- DVD cover
- Directed by: Irvin Kershner
- Written by: Joseph Landon Don Deer
- Produced by: Walter Wood
- Starring: Don Murray
- Cinematography: Haskell Wexler
- Edited by: Maurice Wright
- Music by: Richard Markowitz
- Production company: Murray-Wood Productions
- Distributed by: United Artists
- Release date: March 26, 1961;
- Running time: 101 minutes
- Country: United States
- Language: English
- Box office: $1.3 million

= The Hoodlum Priest =

1961 American film directed by Irvin Kershner

The Hoodlum Priest is a 1961 American drama film directed by Irvin Kershner, based on the life of Father Charles "Dismas" Clark of St. Louis, who ministered to men in prison and men coming out of prison. During his career Fr. Clark earned the nickname "The Hoodlum Priest". The film was entered into the 1961 Cannes Film Festival. The movie stars Don Murray who also co-produced and co-wrote the screenplay under the pseudonym Don Deer.

==Plot==
Father Charles Dismas Clark, a Jesuit priest in St. Louis, dedicates his life to the rehabilitation of delinquents and ex-convicts. By meeting them on their own terms and talking their language, he wins their confidence and their trust. He is primarily concerned with a young thief, Billy Lee Jackson, recently released from the Missouri State Penitentiary. Father Clark helps clear the boy of some trumped-up charges and then gets him an honest job with a produce market. Billy's rehabilitation is further encouraged by Ellen Henley, a young socialite with whom he falls in love. Meanwhile, aided by Louis Rosen, a successful criminal lawyer, Father Clark raises enough funds to open Halfway House, a shelter for ex-convicts readjusting to civilian life. All goes well until Billy's employer fires him for a theft he did not commit. Embittered, he and a friend, Pio, attempt to rob the produce market. They are caught by one of the owners, and he attacks Billy with a crowbar. The panic-stricken boy grabs a gun and kills him. The police chase Billy to an abandoned house, and he hides there until Father Clark persuades him to surrender. Tried and convicted of murder, he is sentenced to death. Before Billy dies in the gas chamber, Father Clark reassures him by telling him of Dismas, the thief who died on the cross, and of how Christ promised him eternal life.

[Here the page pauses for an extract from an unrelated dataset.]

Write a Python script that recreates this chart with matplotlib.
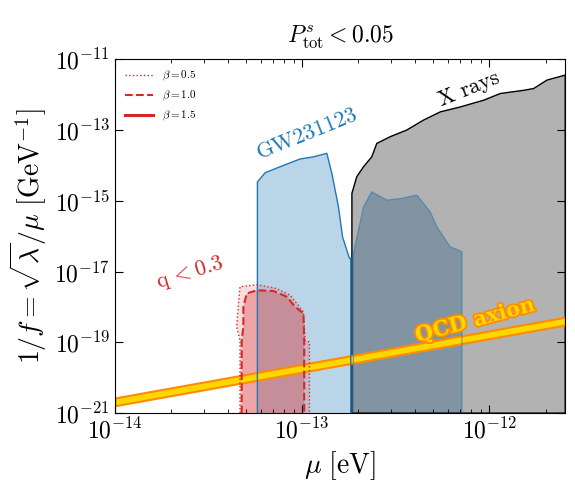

After the execution, Father Clark returns to Halfway House and finds his first client, Pio, drunk and repentant.

==Cast==
- Don Murray as Father Charles Dismas Clark
- Larry Gates as Louis Rosen
- Cindi Wood as Ellen Henley
- Keir Dullea as Billy Lee Jackson
- Logan Ramsey as George Hale
- Don Joslyn as Pio Gentile
- Sam Capuano as Mario Mazziotti
- Vince O'Brien as Assistant District Attorney
- Al Mack as Judge Garrity
- Lou Martini as Angelo Mazziotri
- Norman McKay as Father Dunne
- Joseph Cusanelli as Hector Sterne
- Bill Atwood as Weasel
- Roger Ray (actor) as Detective Shattuck
- William Warford as Assistant District Attorney's Aide
- Willard Capen as Extra behind bars in DVD cover

==Reception==
A.H. Weiler of The New York Times wrote: "An unrelievedly grim, serious and action-filled case against an uncompromising attitude toward former convicts and capital punishment, it evolves, through an unpretentious, documentary treatment, as tough and persuasive, if disquieting, drama...There is no doubt, however, as to the film's sharp, authentic pictorial look, since it was photographed largely in St. Louis, whose lower depths rise strikingly before an audience. Its cheap saloons, alleys and slums, photographed in newsreel detail by Haskell Wexler, lend polish and support to the fast pace maintained by the director, Irvin Kershner, whose experience stems largely from television."